GIVEN MATERIAL ▸
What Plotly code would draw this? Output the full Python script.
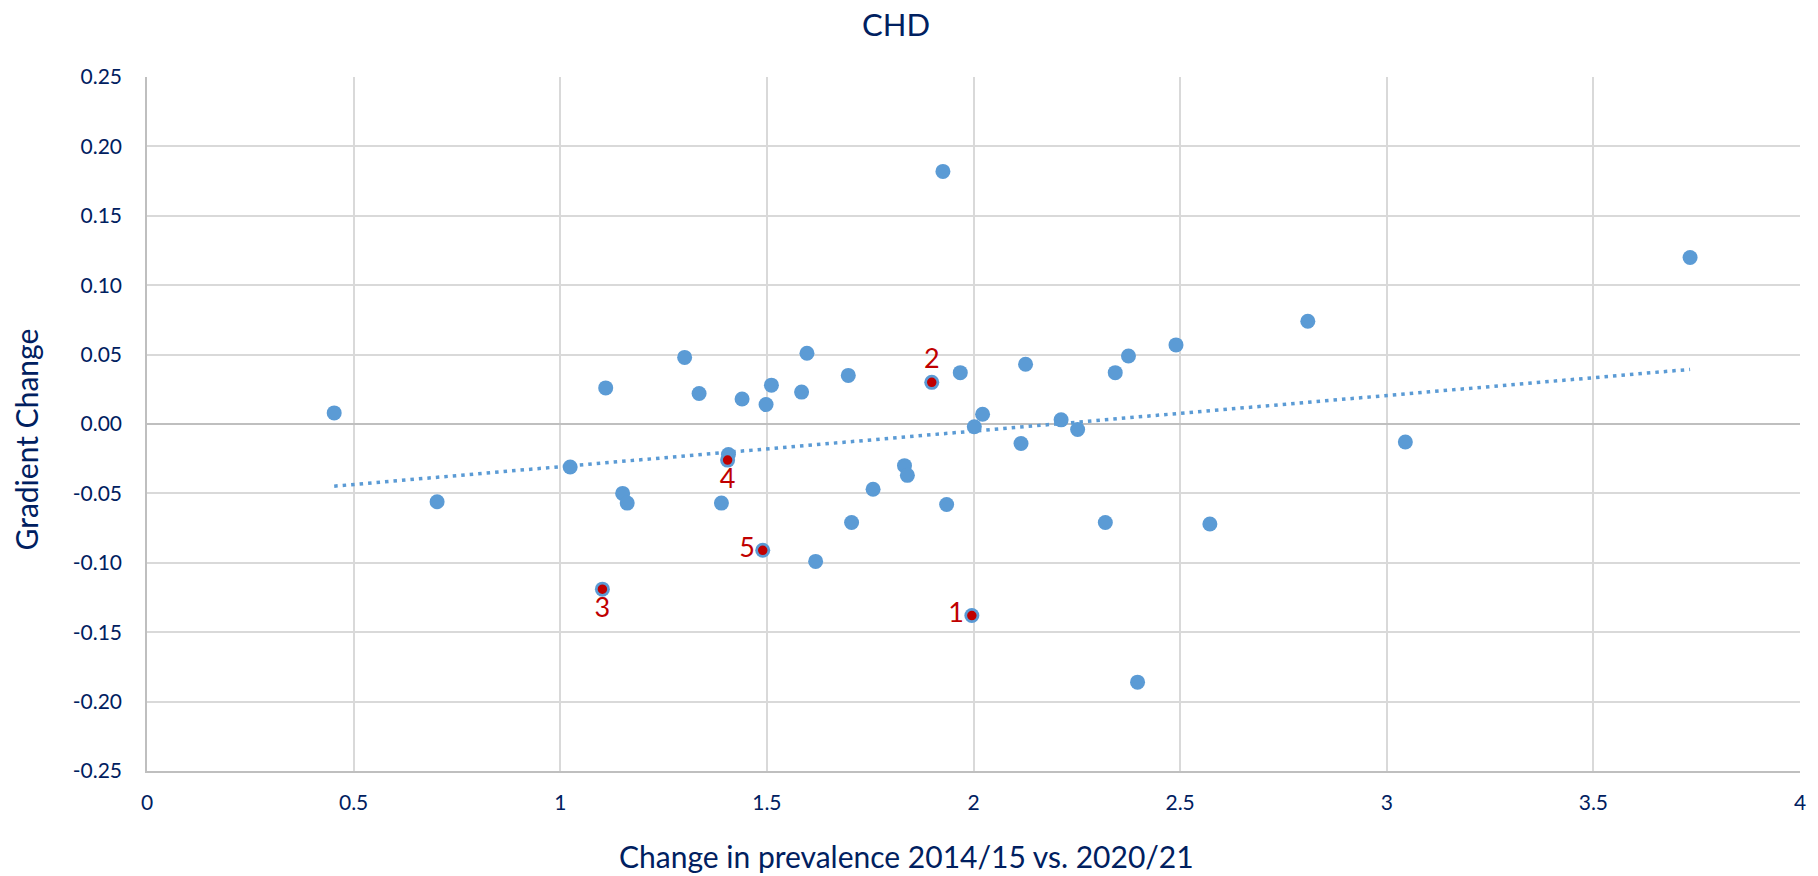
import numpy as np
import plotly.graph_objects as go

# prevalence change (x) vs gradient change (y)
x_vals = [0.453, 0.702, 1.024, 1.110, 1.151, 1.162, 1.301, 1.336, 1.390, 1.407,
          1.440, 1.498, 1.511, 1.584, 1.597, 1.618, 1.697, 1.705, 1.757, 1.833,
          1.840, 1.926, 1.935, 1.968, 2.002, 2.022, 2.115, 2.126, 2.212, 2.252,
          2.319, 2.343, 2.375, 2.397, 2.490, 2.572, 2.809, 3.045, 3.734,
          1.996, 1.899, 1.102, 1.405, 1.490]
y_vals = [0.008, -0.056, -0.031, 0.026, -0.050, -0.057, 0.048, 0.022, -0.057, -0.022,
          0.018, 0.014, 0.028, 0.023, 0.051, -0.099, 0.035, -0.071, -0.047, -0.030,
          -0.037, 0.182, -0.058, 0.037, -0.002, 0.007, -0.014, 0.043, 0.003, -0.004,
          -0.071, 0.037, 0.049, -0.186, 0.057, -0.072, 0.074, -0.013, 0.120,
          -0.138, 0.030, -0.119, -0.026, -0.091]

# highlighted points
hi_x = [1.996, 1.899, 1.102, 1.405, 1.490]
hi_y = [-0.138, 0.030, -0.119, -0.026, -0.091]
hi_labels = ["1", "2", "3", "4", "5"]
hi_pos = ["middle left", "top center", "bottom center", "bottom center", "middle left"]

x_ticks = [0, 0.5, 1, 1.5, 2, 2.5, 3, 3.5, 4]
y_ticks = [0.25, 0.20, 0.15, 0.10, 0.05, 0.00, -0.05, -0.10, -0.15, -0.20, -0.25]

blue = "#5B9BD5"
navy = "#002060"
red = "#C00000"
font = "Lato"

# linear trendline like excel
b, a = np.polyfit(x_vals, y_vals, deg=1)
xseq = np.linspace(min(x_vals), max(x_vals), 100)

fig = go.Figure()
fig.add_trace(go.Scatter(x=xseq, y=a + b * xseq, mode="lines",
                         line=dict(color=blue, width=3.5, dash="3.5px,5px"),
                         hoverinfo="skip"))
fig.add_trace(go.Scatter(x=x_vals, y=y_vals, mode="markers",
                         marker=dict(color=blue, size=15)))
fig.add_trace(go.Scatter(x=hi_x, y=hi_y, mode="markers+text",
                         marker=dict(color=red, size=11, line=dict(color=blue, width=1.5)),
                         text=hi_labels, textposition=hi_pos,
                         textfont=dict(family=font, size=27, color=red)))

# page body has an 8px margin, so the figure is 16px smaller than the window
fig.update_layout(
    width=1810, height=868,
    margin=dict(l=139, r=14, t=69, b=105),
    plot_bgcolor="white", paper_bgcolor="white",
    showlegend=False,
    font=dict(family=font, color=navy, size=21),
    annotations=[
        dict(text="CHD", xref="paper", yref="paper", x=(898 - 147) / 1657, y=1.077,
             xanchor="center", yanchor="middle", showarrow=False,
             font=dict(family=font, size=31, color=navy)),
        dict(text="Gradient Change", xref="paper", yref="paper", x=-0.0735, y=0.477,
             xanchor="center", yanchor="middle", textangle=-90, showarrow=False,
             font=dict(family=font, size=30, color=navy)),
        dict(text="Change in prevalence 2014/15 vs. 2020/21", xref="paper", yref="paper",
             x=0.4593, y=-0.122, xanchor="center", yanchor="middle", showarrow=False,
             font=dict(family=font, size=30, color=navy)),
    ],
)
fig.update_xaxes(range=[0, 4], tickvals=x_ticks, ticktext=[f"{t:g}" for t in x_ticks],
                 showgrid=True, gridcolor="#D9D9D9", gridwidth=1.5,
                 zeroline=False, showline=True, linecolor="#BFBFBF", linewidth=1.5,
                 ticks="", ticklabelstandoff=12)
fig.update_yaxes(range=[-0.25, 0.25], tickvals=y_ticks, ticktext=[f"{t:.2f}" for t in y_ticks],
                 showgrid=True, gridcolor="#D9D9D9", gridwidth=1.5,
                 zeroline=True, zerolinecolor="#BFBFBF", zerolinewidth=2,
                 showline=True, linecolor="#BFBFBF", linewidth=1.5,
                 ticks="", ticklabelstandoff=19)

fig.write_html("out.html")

TASK INSTRUCTIONS ▸
Return to the listing above and set it down exactly, leaving out its pictures.

TASK SOLUTION ▸
What Plotly code would draw this? Output the full Python script.
import numpy as np
import plotly.graph_objects as go

# prevalence change (x) vs gradient change (y)
x_vals = [0.453, 0.702, 1.024, 1.110, 1.151, 1.162, 1.301, 1.336, 1.390, 1.407,
          1.440, 1.498, 1.511, 1.584, 1.597, 1.618, 1.697, 1.705, 1.757, 1.833,
          1.840, 1.926, 1.935, 1.968, 2.002, 2.022, 2.115, 2.126, 2.212, 2.252,
          2.319, 2.343, 2.375, 2.397, 2.490, 2.572, 2.809, 3.045, 3.734,
          1.996, 1.899, 1.102, 1.405, 1.490]
y_vals = [0.008, -0.056, -0.031, 0.026, -0.050, -0.057, 0.048, 0.022, -0.057, -0.022,
          0.018, 0.014, 0.028, 0.023, 0.051, -0.099, 0.035, -0.071, -0.047, -0.030,
          -0.037, 0.182, -0.058, 0.037, -0.002, 0.007, -0.014, 0.043, 0.003, -0.004,
          -0.071, 0.037, 0.049, -0.186, 0.057, -0.072, 0.074, -0.013, 0.120,
          -0.138, 0.030, -0.119, -0.026, -0.091]

# highlighted points
hi_x = [1.996, 1.899, 1.102, 1.405, 1.490]
hi_y = [-0.138, 0.030, -0.119, -0.026, -0.091]
hi_labels = ["1", "2", "3", "4", "5"]
hi_pos = ["middle left", "top center", "bottom center", "bottom center", "middle left"]

x_ticks = [0, 0.5, 1, 1.5, 2, 2.5, 3, 3.5, 4]
y_ticks = [0.25, 0.20, 0.15, 0.10, 0.05, 0.00, -0.05, -0.10, -0.15, -0.20, -0.25]

blue = "#5B9BD5"
navy = "#002060"
red = "#C00000"
font = "Lato"

# linear trendline like excel
b, a = np.polyfit(x_vals, y_vals, deg=1)
xseq = np.linspace(min(x_vals), max(x_vals), 100)

fig = go.Figure()
fig.add_trace(go.Scatter(x=xseq, y=a + b * xseq, mode="lines",
                         line=dict(color=blue, width=3.5, dash="3.5px,5px"),
                         hoverinfo="skip"))
fig.add_trace(go.Scatter(x=x_vals, y=y_vals, mode="markers",
                         marker=dict(color=blue, size=15)))
fig.add_trace(go.Scatter(x=hi_x, y=hi_y, mode="markers+text",
                         marker=dict(color=red, size=11, line=dict(color=blue, width=1.5)),
                         text=hi_labels, textposition=hi_pos,
                         textfont=dict(family=font, size=27, color=red)))

# page body has an 8px margin, so the figure is 16px smaller than the window
fig.update_layout(
    width=1810, height=868,
    margin=dict(l=139, r=14, t=69, b=105),
    plot_bgcolor="white", paper_bgcolor="white",
    showlegend=False,
    font=dict(family=font, color=navy, size=21),
    annotations=[
        dict(text="CHD", xref="paper", yref="paper", x=(898 - 147) / 1657, y=1.077,
             xanchor="center", yanchor="middle", showarrow=False,
             font=dict(family=font, size=31, color=navy)),
        dict(text="Gradient Change", xref="paper", yref="paper", x=-0.0735, y=0.477,
             xanchor="center", yanchor="middle", textangle=-90, showarrow=False,
             font=dict(family=font, size=30, color=navy)),
        dict(text="Change in prevalence 2014/15 vs. 2020/21", xref="paper", yref="paper",
             x=0.4593, y=-0.122, xanchor="center", yanchor="middle", showarrow=False,
             font=dict(family=font, size=30, color=navy)),
    ],
)
fig.update_xaxes(range=[0, 4], tickvals=x_ticks, ticktext=[f"{t:g}" for t in x_ticks],
                 showgrid=True, gridcolor="#D9D9D9", gridwidth=1.5,
                 zeroline=False, showline=True, linecolor="#BFBFBF", linewidth=1.5,
                 ticks="", ticklabelstandoff=12)
fig.update_yaxes(range=[-0.25, 0.25], tickvals=y_ticks, ticktext=[f"{t:.2f}" for t in y_ticks],
                 showgrid=True, gridcolor="#D9D9D9", gridwidth=1.5,
                 zeroline=True, zerolinecolor="#BFBFBF", zerolinewidth=2,
                 showline=True, linecolor="#BFBFBF", linewidth=1.5,
                 ticks="", ticklabelstandoff=19)

fig.write_html("out.html")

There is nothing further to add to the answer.